Background: A recently published, large prospective study showed unexpectedly high prevalence of acute pulmonary embolism (APE) among patients hospitalized for syncope. In such a case, a high incidence of recurrent pulmonary embolism is expected among patients who were discharged without APE workup
Objectives: To determine the incidence of symptomatic APE among patients hospitalized for a first episode of syncope and discharged without APE workup or anticoagulation.
Methods: This retrospective cohort study included patients hospitalized at Rambam Health Care Campus between January 2006 and February 2017 with a primary admission diagnosis of syncope, who were not investigated for APE and were not taking anticoagulants. The patients were followed up for up to three years after discharge. The occurrence of venous thromboembolism (VTE) during the follow-up period was documented.
Results: The median follow-up duration was 33 months. 1,126 subjects completed a three-year follow-up. During this period, 38 patients (3.38%) developed VTE, 17 (1.51%) of them had APE. The cumulative incidence of VTE and APE was 1.9% (95% CI 1.3%-2.5%) and 0.9% (95% CI 0.4%-1.3%) respectively.

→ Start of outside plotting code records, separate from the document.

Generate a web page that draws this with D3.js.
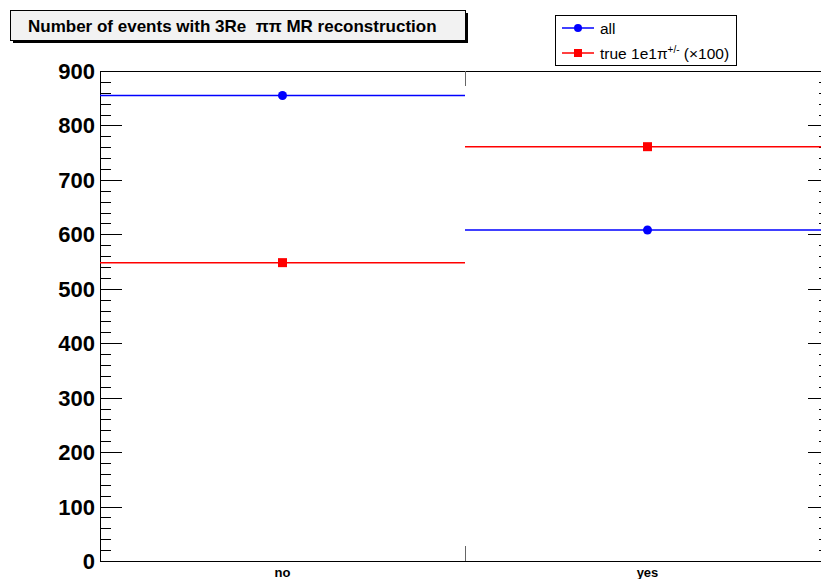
<!DOCTYPE html>
<html>
<head>
<meta charset="utf-8">
<script src="https://cdn.jsdelivr.net/npm/d3@7"></script>
<style>
  body { margin: 0; background: #fff; }
  svg { display: block; font-family: "Liberation Sans", Arial, Helvetica, sans-serif; }
</style>
</head>
<body>
<svg id="chart" width="821" height="579"></svg>
<script>
// Categories on the x axis and the two series per category
const categories = ["no", "yes"];
const allValues = [855, 608];
const trueValues = [548, 761];   // true 1e1π± counts, scaled ×100
const yTicks = [0, 100, 200, 300, 400, 500, 600, 700, 800, 900];

const svg = d3.select("#chart");
const frame = { left: 100, right: 830, top: 71, bottom: 561 };

const x = d3.scaleBand().domain(categories).range([frame.left, frame.right]).padding(0);
const y = d3.scaleLinear().domain([0, 900]).range([frame.bottom, frame.top]);
const snap = v => Math.round(v) + 0.5;

// Frame
svg.append("rect")
  .attr("x", frame.left + 0.5).attr("y", frame.top + 0.5)
  .attr("width", frame.right - frame.left).attr("height", frame.bottom - frame.top)
  .attr("fill", "none").attr("stroke", "#000").attr("stroke-width", 1);

// Left and right axes: major + minor ticks pointing inward
const minor = d3.range(0, 901, 20);
const tickG = svg.append("g").attr("stroke", "#000").attr("stroke-width", 1);
minor.forEach(v => {
  const isMajor = v % 100 === 0;
  const len = isMajor ? 22 : 11;
  const yy = snap(y(v));
  tickG.append("line").attr("x1", frame.left).attr("x2", frame.left + len).attr("y1", yy).attr("y2", yy);
  tickG.append("line").attr("x1", frame.right).attr("x2", frame.right - len).attr("y1", yy).attr("y2", yy);
});

// Bin divider ticks on top/bottom
const mid = x("yes") + 0.5;
tickG.append("line").attr("x1", mid).attr("x2", mid).attr("y1", frame.bottom).attr("y2", frame.bottom - 15).attr("stroke", "#666");
tickG.append("line").attr("x1", mid).attr("x2", mid).attr("y1", frame.top).attr("y2", frame.top + 15).attr("stroke", "#666");

// Y tick labels
svg.append("g").selectAll("text").data(yTicks).join("text")
  .attr("x", 95).attr("y", d => y(d) + 8)
  .attr("text-anchor", "end")
  .attr("font-size", 22).attr("font-weight", "bold")
  .text(d => d);

// X category labels
svg.append("g").selectAll("text").data(categories).join("text")
  .attr("x", d => x(d) + x.bandwidth() / 2).attr("y", 577)
  .attr("text-anchor", "middle")
  .attr("font-size", 13).attr("font-weight", "bold")
  .text(d => d);

// Series: horizontal bin lines with markers at bin centres
const plot = svg.append("g");
function drawSeries(values, color, shape) {
  values.forEach((v, i) => {
    const c = categories[i];
    const yy = y(v);
    plot.append("line")
      .attr("x1", x(c)).attr("x2", x(c) + x.bandwidth())
      .attr("y1", yy).attr("y2", yy)
      .attr("stroke", color).attr("stroke-width", 1.5);
    const cx = x(c) + x.bandwidth() / 2;
    if (shape === "circle") {
      plot.append("circle").attr("cx", cx).attr("cy", yy).attr("r", 4.5).attr("fill", color);
    } else {
      plot.append("rect").attr("x", cx - 4.5).attr("y", yy - 4.5).attr("width", 9).attr("height", 9).attr("fill", color);
    }
  });
}
drawSeries(allValues, "#0000ff", "circle");
drawSeries(trueValues, "#ff0000", "square");

// Title box with drop shadow
svg.append("rect").attr("x", 13).attr("y", 13).attr("width", 455).attr("height", 30).attr("fill", "#000");
svg.append("rect").attr("x", 10.5).attr("y", 10.5).attr("width", 455).attr("height", 30)
  .attr("fill", "#f2f2f2").attr("stroke", "#000").attr("stroke-width", 1);
svg.append("text").attr("x", 28).attr("y", 32)
  .attr("font-size", 17).attr("font-weight", "bold")
  .attr("xml:space", "preserve").style("white-space", "pre")
  .text("Number of events with 3Re  ππ MR reconstruction");

// Legend
const leg = svg.append("g");
leg.append("rect").attr("x", 555.5).attr("y", 15.5).attr("width", 181).attr("height", 50)
  .attr("fill", "#fff").attr("stroke", "#000").attr("stroke-width", 1);
const legItems = [
  { color: "#0000ff", shape: "circle", yy: 28 },
  { color: "#ff0000", shape: "square", yy: 53 }
];
legItems.forEach(it => {
  leg.append("line").attr("x1", 562).attr("x2", 594).attr("y1", it.yy).attr("y2", it.yy)
    .attr("stroke", it.color).attr("stroke-width", 1.5);
  if (it.shape === "circle") {
    leg.append("circle").attr("cx", 578).attr("cy", it.yy).attr("r", 4).attr("fill", it.color);
  } else {
    leg.append("rect").attr("x", 574).attr("y", it.yy - 4).attr("width", 8).attr("height", 8).attr("fill", it.color);
  }
});
leg.append("text").attr("x", 600).attr("y", 34).attr("font-size", 15.5).text("all");
const t2 = leg.append("text").attr("x", 600).attr("y", 59).attr("font-size", 15.5);
t2.append("tspan").text("true 1e1π");
t2.append("tspan").attr("font-size", 10).attr("dy", -6).text("+/-");
t2.append("tspan").attr("dy", 6).text(" (×100)");
</script>
</body>
</html>
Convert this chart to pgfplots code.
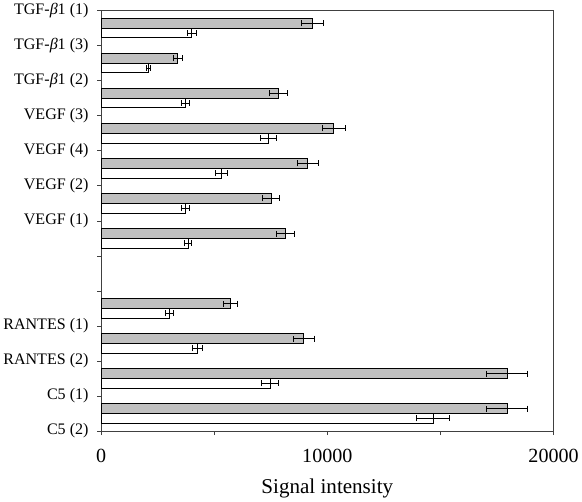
\documentclass[border=0pt]{standalone}
\usepackage{pgfplots}
\pgfplotsset{compat=1.18}
\usepackage{fontspec}
\setmainfont{Liberation Serif}
\definecolor{bargray}{RGB}{192,192,192}
\begin{document}
\begin{tikzpicture}
\begin{axis}[
    scale only axis,
    width=451pt, height=419pt,
    xbar, bar width=0.27,
    xmin=0, xmax=20000,
    ymin=0.5, ymax=12.5, y dir=reverse,
    xtick={0,5000,10000,15000,20000},
    xticklabels={0,,10000,,20000},
    scaled x ticks=false,
    ytick={0.5,1.5,...,12.5},
    yticklabels={TGF-\textit{β}1 (1),TGF-\textit{β}1 (3),TGF-\textit{β}1 (2),VEGF (3),VEGF (4),VEGF (2),VEGF (1),,,RANTES (1),RANTES (2),C5 (1),C5 (2)},
    tick align=outside, tick pos=left,
    major tick length=4pt,
    axis line style={black!75, line width=0.8pt},
    tick style={black!75, line width=0.8pt},
    x tick label style={font=\fontsize{20pt}{24pt}\selectfont, yshift=-10pt},
    y tick label style={font=\fontsize{16pt}{19pt}\selectfont, xshift=-5pt},
    xlabel={Signal intensity},
    xlabel style={font=\fontsize{21pt}{25pt}\selectfont, yshift=-10pt},
    error bars/error bar style={black, line width=0.9pt},
    error bars/error mark options={black, line width=0.9pt, mark size=3pt, rotate=90},
]
% gray series
\addplot[fill=bargray, draw=black, line width=1pt, bar shift=-0.14,
    error bars/.cd, x dir=both, x explicit]
coordinates {
    (9350,1)  +- (500,0)
    (3390,2)  +- (185,0)
    (7830,3)  +- (400,0)
    (10280,4) +- (510,0)
    (9140,5)  +- (460,0)
    (7520,6)  +- (385,0)
    (8140,7)  +- (385,0)
    (5730,9)  +- (305,0)
    (8950,10) +- (460,0)
    (17950,11) +- (900,0)
    (17950,12) +- (900,0)
};
% white series
\addplot[fill=white, draw=black, line width=0.9pt, bar shift=0.14,
    error bars/.cd, x dir=both, x explicit]
coordinates {
    (4010,1)  +- (190,0)
    (2090,2)  +- (80,0)
    (3730,3)  +- (180,0)
    (7400,4)  +- (355,0)
    (5330,5)  +- (260,0)
    (3730,6)  +- (180,0)
    (3840,7)  +- (165,0)
    (3020,9)  +- (165,0)
    (4250,10) +- (220,0)
    (7470,11) +- (370,0)
    (14670,12) +- (740,0)
};
% keep a little room right of the last tick label
\path (rel axis cs:1,0) ++(28pt,0) coordinate (pad);
\end{axis}
\end{tikzpicture}
\end{document}
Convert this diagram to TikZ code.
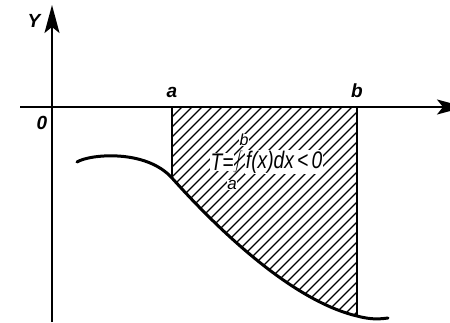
\documentclass[tikz,border=0pt]{standalone}
\usepackage{fontspec}
\setmainfont{Liberation Sans}
\usetikzlibrary{arrows.meta,positioning}
\tikzset{
    axis/.style={
        line width=1.8pt,
        -{Stealth[length=28pt,width=15pt,inset=6pt]}
    },
    curve/.style={
        line width=3pt,
        line cap=round
    },
    bound/.style={
        line width=2pt
    },
    hatch/.style={
        line width=1.4pt
    },
    lbl/.style={
        font=\fontsize{19}{22}\selectfont\bfseries\itshape,
        inner sep=0pt
    },
    formula/.style={
        font=\fontsize{24}{28}\selectfont\itshape,
        fill=white,
        inner sep=1pt
    }
}

\begin{document}
\begin{tikzpicture}[x=1pt,y=-1pt]
    \useasboundingbox (0,0) rectangle (450,322);
    % points on the axes and the curve
    \coordinate (xs) at (20,107);
    \coordinate (xe) at (465,107);
    \coordinate (ys) at (52,322);
    \coordinate (ye) at (52,5);
    \coordinate (A) at (172,107);
    \coordinate (B) at (357,107);
    \coordinate (start) at (77,162);
    \coordinate (fa) at (172,178);
    \coordinate (fb) at (357,316);
    \coordinate (end) at (388,318);

    % hatched area
    \begin{scope}
        \clip (A) -- (B) -- (fb) .. controls (290,300) and (215,226) .. (fa) -- cycle;
        \foreach \c in {172,182,...,602}
            \draw[hatch] (\c,107) -- (\c-240,347);
    \end{scope}

    % axes
    \draw[axis] (xs) -- (xe);
    \draw[axis] (ys) -- (ye);
    \node[lbl] (Y) at (34,21) {Y};
    \node[lbl] (O) at (42,123) {0};

    % bounds
    \node[lbl] (a) at (172,92) {a};
    \node[lbl] (b) at (357,91) {b};
    \draw[bound] (A) -- (fa);
    \draw[bound] (B) -- (fb);

    % curve
    \draw[curve] (start) .. controls (90,154) and (146,149) .. (fa)
        .. controls (215,226) and (290,300) .. (fb)
        .. controls (372,320) and (380,319) .. (end);

    % formula
    \node[formula, xscale=0.8, transform shape] (T) at (222,162) {T=};
    \node[formula, font=\fontsize{16}{16}\selectfont\itshape, inner sep=0.5pt] (up) at (244,140) {b};
    \node[formula, font=\fontsize{17}{17}\selectfont\itshape, inner sep=0.5pt] (lo) at (232,185) {a};
    \node[formula, anchor=west, xscale=0.8, transform shape] (fx) at (245,162) {f(x)dx\,<\,0};
    \node[inner sep=0pt, font=\fontsize{18}{18}\selectfont] (int) at (238,162) {$\displaystyle\int$};
\end{tikzpicture}
\end{document}
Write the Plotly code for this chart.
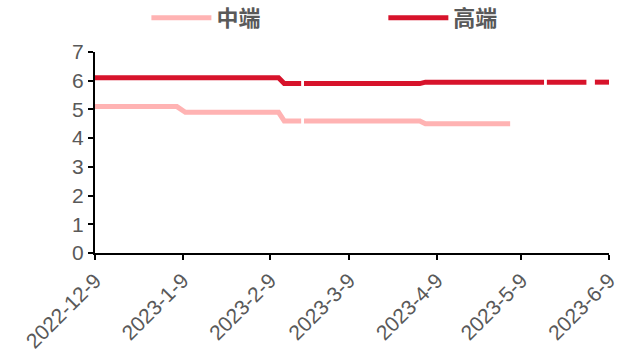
import plotly.graph_objects as go

# 中端 (mid-end) series
mid_dates = ["2022-12-09", "2023-01-07", "2023-01-10", "2023-02-12", "2023-02-14",
             "2023-02-20", "2023-02-20", "2023-02-21", "2023-04-03", "2023-04-05", "2023-05-05"]
mid_values = [5.1, 5.1, 4.9, 4.9, 4.6, 4.6, None, 4.6, 4.6, 4.5, 4.5]

# 高端 (high-end) series
high_dates = ["2022-12-09", "2023-02-12", "2023-02-14", "2023-02-20", "2023-02-20",
              "2023-02-21", "2023-04-03", "2023-04-05", "2023-05-17", "2023-05-17",
              "2023-05-18", "2023-06-01", "2023-06-01", "2023-06-04", "2023-06-09"]
high_values = [6.1, 6.1, 5.9, 5.9, None, 5.9, 5.9, 5.95, 5.95, None,
               5.95, 5.95, None, 5.95, 5.95]

tick_dates = ["2022-12-09", "2023-01-09", "2023-02-09", "2023-03-09",
              "2023-04-09", "2023-05-09", "2023-06-09"]
tick_labels = ["2022-12-9", "2023-1-9", "2023-2-9", "2023-3-9",
               "2023-4-9", "2023-5-9", "2023-6-9"]
y_ticks = [0, 1, 2, 3, 4, 5, 6, 7]

fig = go.Figure()
fig.add_trace(go.Scatter(x=mid_dates, y=mid_values, mode="lines", name="中端",
                         line=dict(color="#FFB3B3", width=5), connectgaps=False,
                         legend="legend"))
fig.add_trace(go.Scatter(x=high_dates, y=high_values, mode="lines", name="高端",
                         line=dict(color="#D7132B", width=5), connectgaps=False,
                         legend="legend2"))

legend_font = dict(family="Noto Sans CJK SC", size=22, color="#595959", weight="bold")
leg_common = dict(orientation="h", yref="container", y=0.95, yanchor="middle",
                  xanchor="left", font=legend_font, itemwidth=60,
                  bgcolor="rgba(0,0,0,0)")

fig.update_layout(
    width=622, height=358,
    margin=dict(l=95, r=13, t=52, b=105),
    paper_bgcolor="white", plot_bgcolor="white",
    showlegend=True,
    legend=dict(x=0.1, **leg_common),
    legend2=dict(x=0.561, **leg_common),
    xaxis=dict(type="date", range=["2022-12-09", "2023-06-09"],
               tickvals=tick_dates, ticktext=tick_labels, tickangle=-45,
               tickfont=dict(family="Liberation Sans, Arial, sans-serif", size=21, color="#595959"),
               showgrid=False, zeroline=False, automargin=False,
               showline=True, linecolor="black", linewidth=2,
               ticks="outside", ticklen=5, tickcolor="black", tickwidth=2),
    yaxis=dict(range=[0, 7], tickvals=y_ticks,
               tickfont=dict(family="Liberation Sans, Arial, sans-serif", size=21, color="#595959"),
               showgrid=False, zeroline=False, automargin=False,
               showline=True, linecolor="black", linewidth=2,
               ticks="outside", ticklen=5, tickcolor="black", tickwidth=2),
)

fig.write_html("out.html")
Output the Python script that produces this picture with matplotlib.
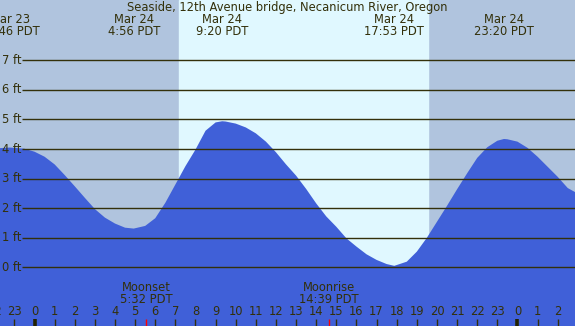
import matplotlib
matplotlib.use("Agg")
import matplotlib.pyplot as plt
from matplotlib.transforms import blended_transform_factory

# ---- data (hours relative to Mar 24 00:00 PDT) ----
tide_hours = [-1.72, -1.5, -1.23, -1.0, -0.5, 0.0, 0.5, 1.0, 1.5, 2.0, 2.5, 3.0, 3.5, 4.0, 4.5, 4.93,
              5.5, 6.0, 6.5, 7.0, 7.5, 8.0, 8.5, 9.0, 9.33, 9.5, 10.0, 10.5, 11.0, 11.5, 12.0,
              12.5, 13.0, 13.5, 14.0, 14.5, 15.0, 15.5, 16.0, 16.5, 17.0, 17.5, 17.88, 18.5,
              19.0, 19.5, 20.0, 20.5, 21.0, 21.5, 22.0, 22.5, 23.0, 23.33, 23.5, 24.0, 24.5,
              25.0, 25.5, 26.0, 26.5, 26.9]
tide_feet = [4.03, 4.04, 4.05, 4.04, 4.01, 3.91, 3.74, 3.48, 3.12, 2.74, 2.35, 1.97, 1.68, 1.48, 1.34, 1.31,
             1.40, 1.66, 2.18, 2.80, 3.42, 3.98, 4.62, 4.90, 4.94, 4.93, 4.86, 4.73, 4.53, 4.25, 3.89,
             3.48, 3.10, 2.65, 2.16, 1.72, 1.37, 0.98, 0.70, 0.44, 0.25, 0.11, 0.05, 0.19,
             0.53, 1.00, 1.54, 2.08, 2.64, 3.18, 3.70, 4.06, 4.28, 4.34, 4.33, 4.25, 4.04,
             3.74, 3.40, 3.06, 2.68, 2.53]

extreme_hours = [-1.23, 4.93, 9.33, 17.88, 23.33]
extreme_labels = [("Mar 23", "22:46 PDT"), ("Mar 24", "4:56 PDT"), ("Mar 24", "9:20 PDT"),
                  ("Mar 24", "17:53 PDT"), ("Mar 24", "23:20 PDT")]

sunrise, sunset = 7.18, 19.56
moon_hours = [5.533, 14.65]
moon_labels = [("Moonset", "5:32 PDT"), ("Moonrise", "14:39 PDT")]

ft_ticks = [0, 1, 2, 3, 4, 5, 6, 7]
hour_ticks = list(range(-2, 27))
title = "Seaside, 12th Avenue bridge, Necanicum River, Oregon"

# ---- style ----
W, H = 575, 326
night = "#b0c4de"
day = "#e0f8ff"
water = "#4060d8"
ink = "#33300a"
fs = 8.3

fig = plt.figure(figsize=(W / 100, H / 100), dpi=100)
ax = fig.add_axes([0, 0, 1, 1])
ax.set_xlim(-1.715, 26.86)
ax.set_ylim(-1.985, 9.04)
ax.axis("off")
ax.set_facecolor(night)
fig.patch.set_facecolor(night)

ax.axvspan(sunrise, sunset, color=day, zorder=0)
ax.fill_between(tide_hours, -5, tide_feet, color=water, zorder=2, lw=0)

# grid lines and labels
x0 = -1.715 + 22 / 20.12
for f in ft_ticks:
    ax.plot([x0, 27], [f, f], color=ink, lw=1.0, zorder=3, solid_capstyle="butt")
    ax.text(-1.715 + 2 / 20.12, f, f"{f} ft", color=ink, fontsize=fs, ha="left", va="center", zorder=4)

bt = blended_transform_factory(ax.transData, ax.transAxes)

def ypx(p):
    return 1 - p / H

ax.text(0.5, ypx(7.5), title, transform=ax.transAxes, ha="center", va="center",
        color=ink, fontsize=fs, zorder=5)

for h, (l1, l2) in zip(extreme_hours, extreme_labels):
    ax.text(h, ypx(19.5), l1, transform=bt, ha="center", va="center", color=ink, fontsize=fs, zorder=5)
    ax.text(h, ypx(31.5), l2, transform=bt, ha="center", va="center", color=ink, fontsize=fs, zorder=5)

for h, (l1, l2) in zip(moon_hours, moon_labels):
    ax.text(h, ypx(287.5), l1, transform=bt, ha="center", va="center", color=ink, fontsize=fs, zorder=5)
    ax.text(h, ypx(299.5), l2, transform=bt, ha="center", va="center", color=ink, fontsize=fs, zorder=5)
    ax.plot([h, h], [ypx(319), 0], transform=bt, color="red", lw=1.0, zorder=6, solid_capstyle="butt")

for h in hour_ticks:
    lab = str(h % 24)
    ax.text(h, ypx(311.5), lab, transform=bt, ha="center", va="center", color=ink, fontsize=fs, zorder=5)
    if h % 24 == 0:
        ax.plot([h, h], [ypx(319), 0], transform=bt, color="#222200", lw=2.6, zorder=6, solid_capstyle="butt")
    else:
        ax.plot([h, h], [ypx(319), 0], transform=bt, color=ink, lw=1.0, zorder=6, solid_capstyle="butt")

fig.savefig("out.png", dpi=100, facecolor=night)
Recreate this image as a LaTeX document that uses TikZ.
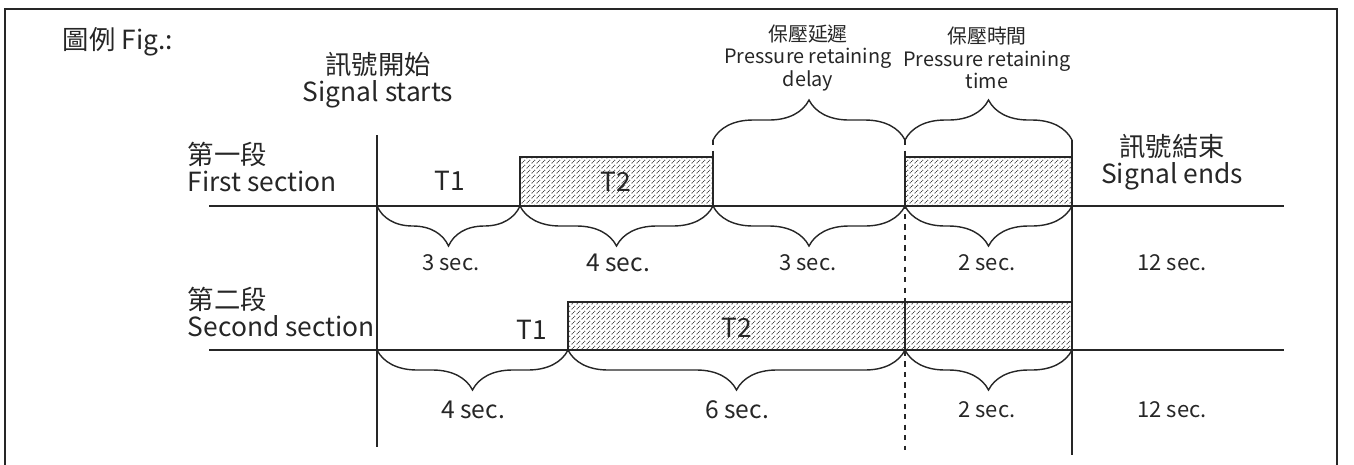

Only seven subjects developed APE during the first year of follow-up. The median times from the event of syncope to the development of APE and VTE were 18 and 19 months respectively.
Conclusions: The cumulative incidence of VTE during a three-year follow-up period after an episode of syncope is low. In the absence of clinical suspicion, a routine diagnostic workup for APE in patients with syncope cannot be recommended.